When you get to the Welcome screen, with the users listed along with their icons, hit Ctrl+Alt+Del twice to get to the standard Windows 2000 style login screen that gives you a box with a username and a password. This works even if you have selected "Use the Welcome Screen" in "Change the way users logon and logoff" in User Accounts. So, try it yourself once before correcting me with information that's not true.

Second, the process of adding users to a Windows XP computer works this way. The built account, carried over by the Windows 2000 codebase, for administering the computer is the name "Administrator" This is usually hidden by default and doesn't show up unless you boot into the safe mode or allow the show option via the registry edit.
You will also be prompted to set an Administrator password when you setup Windows XP on the computer. And chances are, that if you or a friend or someone else set it up, they would have most definitely supplied a password. Only OEM installs use a blank password for Administrator account.
When you get to the "Who will be using this computer" screen at the OOBE setup screen when you boot Windows XP for the first time, the name you enter there will be configured with Administrator privileges.

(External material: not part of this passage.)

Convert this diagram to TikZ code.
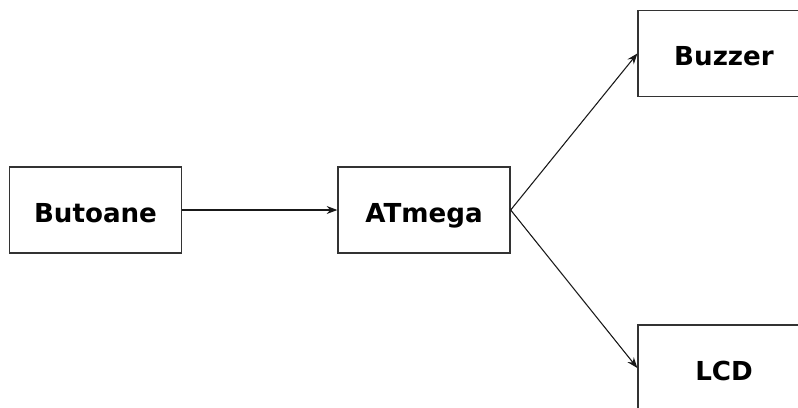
\documentclass[tikz,border=0pt]{standalone}
\usepackage{fontspec}
\setmainfont{DejaVu Sans}
\usetikzlibrary{arrows.meta}

\tikzset{blok/.style={draw=black!80,line width=1pt,minimum width=129pt,minimum height=64.5pt,
    inner sep=0pt,text height=18pt,text depth=0pt,font=\fontsize{19.6}{23}\selectfont\bfseries}}

\begin{document}
\begin{tikzpicture}[>={Stealth[length=8pt,width=6pt]},x=0.75pt,y=-0.75pt]
                        \clip (0,0) rectangle (798,407);
                        \fill[white] (0,0) rectangle (798,407);
                        \node[blok] (butoane) at (95.5,210) {Butoane};
                        \node[blok] (atmega) at (424,210) {ATmega};
                        \node[blok] (buzzer) at (724,53.5) {Buzzer};
                        \node[blok] (lcd) at (724,368) {LCD};
                        \draw[->,black!90,line width=0.8pt] (butoane) -- (atmega);
                        \draw[->,black!90,line width=0.8pt] (atmega.east) -- (buzzer.west);
                        \draw[->,black!90,line width=0.8pt] (atmega.east) -- (lcd.west);
                    \end{tikzpicture}
\end{document}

Thats what I meant when I said "You dont have to enter Safe Mode to try to login as "Administrator", just press Ctrl+Alt+Del to get to the Win2K style login screen, and then erase the username there and type administrator in and enter a password and hit Enter.



			
				godsownman said:
			
		

> I have personally done it and windows does warn us when we create our accoutns that this is possible .Practically that security issue is a hoodwink to fool people .You can chk it out .
> 
> As i said I have done it .
> 
> You can search for it in Windows XP Help also .



REALLY? I'd like to see it in action sometime. Do me a favor. Download Camtasia, and record the movie as to how you're creating the password reset disk on an account with Guest or User level privileges and then using it to reset the Administrator account password. 

You can use the Password Reset Disk only to reset the password of the account through which it was created, not for ANY OTHER ACCOUNT. 

You must be having a special version of Windows XP that allows you to go around resetting admin passwords with a simple password reset disk created on a guest account. 

I've searched the entire Help and Support pages as well as the Microsoft KB. If you can point me to one instance where it says its possible to do this, I'll acknowledge you know what you're talking about.

A means to hoodwink people, you say? I say, you're totally mistaken and confused and need a crash course in basic Windows NT/2000/XP/2003 user accounts policies and restrictions. Why do you think they use Windows 2000/XP/2003 in companies then? Why dont they just throw the computers open to anybody and everybody and hand out Administrator level accounts like Gmail invites?


----------